Code that draws figures:
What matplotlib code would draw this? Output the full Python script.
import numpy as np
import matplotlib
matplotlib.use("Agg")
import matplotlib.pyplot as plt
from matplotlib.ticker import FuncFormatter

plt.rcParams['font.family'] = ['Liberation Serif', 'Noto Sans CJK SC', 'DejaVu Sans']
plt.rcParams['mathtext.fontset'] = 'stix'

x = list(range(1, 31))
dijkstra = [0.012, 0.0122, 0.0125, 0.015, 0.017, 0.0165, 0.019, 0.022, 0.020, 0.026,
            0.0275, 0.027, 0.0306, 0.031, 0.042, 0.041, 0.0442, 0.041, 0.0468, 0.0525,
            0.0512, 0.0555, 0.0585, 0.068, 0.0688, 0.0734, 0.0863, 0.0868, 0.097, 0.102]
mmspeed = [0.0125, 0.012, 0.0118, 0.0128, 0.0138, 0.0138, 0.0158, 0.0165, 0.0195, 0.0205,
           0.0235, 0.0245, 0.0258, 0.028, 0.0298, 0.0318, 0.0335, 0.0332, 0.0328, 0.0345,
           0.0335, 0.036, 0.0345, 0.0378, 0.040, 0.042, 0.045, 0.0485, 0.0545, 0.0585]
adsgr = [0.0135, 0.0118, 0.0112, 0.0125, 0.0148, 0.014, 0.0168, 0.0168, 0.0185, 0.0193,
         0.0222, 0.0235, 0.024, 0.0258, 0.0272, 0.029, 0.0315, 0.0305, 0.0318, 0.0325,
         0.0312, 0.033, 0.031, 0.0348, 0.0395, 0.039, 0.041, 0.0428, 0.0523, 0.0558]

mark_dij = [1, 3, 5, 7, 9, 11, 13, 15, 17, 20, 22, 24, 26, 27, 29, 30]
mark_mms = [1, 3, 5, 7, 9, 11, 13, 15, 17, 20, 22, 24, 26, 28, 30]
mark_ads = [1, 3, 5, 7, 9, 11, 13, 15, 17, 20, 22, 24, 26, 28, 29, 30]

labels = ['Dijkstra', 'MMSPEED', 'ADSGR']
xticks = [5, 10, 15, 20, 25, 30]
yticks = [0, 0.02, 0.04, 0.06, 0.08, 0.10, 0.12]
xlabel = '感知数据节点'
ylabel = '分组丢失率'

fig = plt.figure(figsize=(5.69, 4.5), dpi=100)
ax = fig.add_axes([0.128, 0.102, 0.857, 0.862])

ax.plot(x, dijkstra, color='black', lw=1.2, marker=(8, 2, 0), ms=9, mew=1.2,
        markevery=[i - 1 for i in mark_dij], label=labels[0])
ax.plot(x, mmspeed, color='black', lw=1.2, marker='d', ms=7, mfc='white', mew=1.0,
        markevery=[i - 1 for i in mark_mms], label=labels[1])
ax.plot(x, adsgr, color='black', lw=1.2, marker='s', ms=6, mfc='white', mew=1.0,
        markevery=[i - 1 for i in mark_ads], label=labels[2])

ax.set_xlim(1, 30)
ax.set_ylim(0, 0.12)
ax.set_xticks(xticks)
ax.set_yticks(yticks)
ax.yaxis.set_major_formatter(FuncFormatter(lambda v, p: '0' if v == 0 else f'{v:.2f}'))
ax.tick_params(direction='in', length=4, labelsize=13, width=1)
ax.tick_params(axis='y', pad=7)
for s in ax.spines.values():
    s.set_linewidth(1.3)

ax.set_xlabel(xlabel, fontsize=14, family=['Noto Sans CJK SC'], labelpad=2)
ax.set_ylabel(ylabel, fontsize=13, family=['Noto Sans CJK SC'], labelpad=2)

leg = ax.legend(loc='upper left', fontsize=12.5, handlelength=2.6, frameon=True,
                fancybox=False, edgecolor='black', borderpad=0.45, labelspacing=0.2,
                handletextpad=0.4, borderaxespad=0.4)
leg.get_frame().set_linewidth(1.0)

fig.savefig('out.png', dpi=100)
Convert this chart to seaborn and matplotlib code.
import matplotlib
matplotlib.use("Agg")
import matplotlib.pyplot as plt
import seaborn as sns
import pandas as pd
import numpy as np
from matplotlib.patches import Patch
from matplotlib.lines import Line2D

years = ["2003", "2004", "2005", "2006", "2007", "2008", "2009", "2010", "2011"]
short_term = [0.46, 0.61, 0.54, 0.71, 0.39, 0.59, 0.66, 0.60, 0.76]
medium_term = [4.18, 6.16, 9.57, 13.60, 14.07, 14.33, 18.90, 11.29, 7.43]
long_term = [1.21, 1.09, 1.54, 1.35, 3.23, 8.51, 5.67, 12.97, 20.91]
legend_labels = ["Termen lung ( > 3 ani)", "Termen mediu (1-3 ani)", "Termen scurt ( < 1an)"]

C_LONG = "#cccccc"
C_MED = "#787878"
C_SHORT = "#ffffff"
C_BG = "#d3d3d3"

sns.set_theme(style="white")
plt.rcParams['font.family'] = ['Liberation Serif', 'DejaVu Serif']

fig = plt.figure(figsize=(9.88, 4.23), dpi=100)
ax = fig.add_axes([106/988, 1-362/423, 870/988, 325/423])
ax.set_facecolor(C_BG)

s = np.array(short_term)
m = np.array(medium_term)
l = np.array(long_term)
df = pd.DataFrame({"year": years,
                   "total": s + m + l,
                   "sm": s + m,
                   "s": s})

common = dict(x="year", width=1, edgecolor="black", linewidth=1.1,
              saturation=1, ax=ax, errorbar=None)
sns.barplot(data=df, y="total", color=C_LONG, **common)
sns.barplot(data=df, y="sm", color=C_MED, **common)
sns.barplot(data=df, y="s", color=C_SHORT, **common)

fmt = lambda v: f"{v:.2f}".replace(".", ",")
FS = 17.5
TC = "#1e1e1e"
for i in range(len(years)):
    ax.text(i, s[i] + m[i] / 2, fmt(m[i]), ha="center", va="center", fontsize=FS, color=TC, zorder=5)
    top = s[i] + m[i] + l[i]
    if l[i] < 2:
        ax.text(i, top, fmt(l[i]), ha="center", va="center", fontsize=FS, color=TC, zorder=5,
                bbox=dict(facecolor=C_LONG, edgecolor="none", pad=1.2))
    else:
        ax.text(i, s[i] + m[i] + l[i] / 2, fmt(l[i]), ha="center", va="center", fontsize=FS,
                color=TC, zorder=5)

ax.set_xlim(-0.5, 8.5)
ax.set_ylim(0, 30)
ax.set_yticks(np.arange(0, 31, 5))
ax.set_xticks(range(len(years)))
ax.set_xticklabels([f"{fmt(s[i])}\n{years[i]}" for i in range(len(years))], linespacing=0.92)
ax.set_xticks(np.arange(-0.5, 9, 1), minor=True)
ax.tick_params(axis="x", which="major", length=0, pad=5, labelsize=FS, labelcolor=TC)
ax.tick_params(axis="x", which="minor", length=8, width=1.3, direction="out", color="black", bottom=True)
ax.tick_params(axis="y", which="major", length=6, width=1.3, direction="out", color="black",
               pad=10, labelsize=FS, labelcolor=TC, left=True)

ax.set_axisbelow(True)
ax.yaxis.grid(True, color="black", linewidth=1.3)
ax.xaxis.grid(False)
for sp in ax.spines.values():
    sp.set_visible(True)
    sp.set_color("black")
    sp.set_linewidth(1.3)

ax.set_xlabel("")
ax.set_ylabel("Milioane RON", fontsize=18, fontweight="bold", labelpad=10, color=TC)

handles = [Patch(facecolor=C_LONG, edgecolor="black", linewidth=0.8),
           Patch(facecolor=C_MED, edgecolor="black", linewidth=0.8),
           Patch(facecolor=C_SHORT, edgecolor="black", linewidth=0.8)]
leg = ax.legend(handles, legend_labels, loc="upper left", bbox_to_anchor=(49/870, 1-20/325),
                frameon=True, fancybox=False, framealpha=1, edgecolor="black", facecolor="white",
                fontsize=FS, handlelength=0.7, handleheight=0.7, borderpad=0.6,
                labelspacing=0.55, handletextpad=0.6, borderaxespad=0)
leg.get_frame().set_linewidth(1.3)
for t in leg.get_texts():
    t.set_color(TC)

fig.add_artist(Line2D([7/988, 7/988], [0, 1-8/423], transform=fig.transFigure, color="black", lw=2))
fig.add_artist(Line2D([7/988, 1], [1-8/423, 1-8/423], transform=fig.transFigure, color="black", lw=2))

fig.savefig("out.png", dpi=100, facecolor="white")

## EXERCISE DIRECTIONS
Exact reproduction is required: output the lines from the start of the entries above through the line with "from matplotlib.ticker import FuncFormatter".

## RESPONSE
What matplotlib code would draw this? Output the full Python script.
import numpy as np
import matplotlib
matplotlib.use("Agg")
import matplotlib.pyplot as plt
from matplotlib.ticker import FuncFormatter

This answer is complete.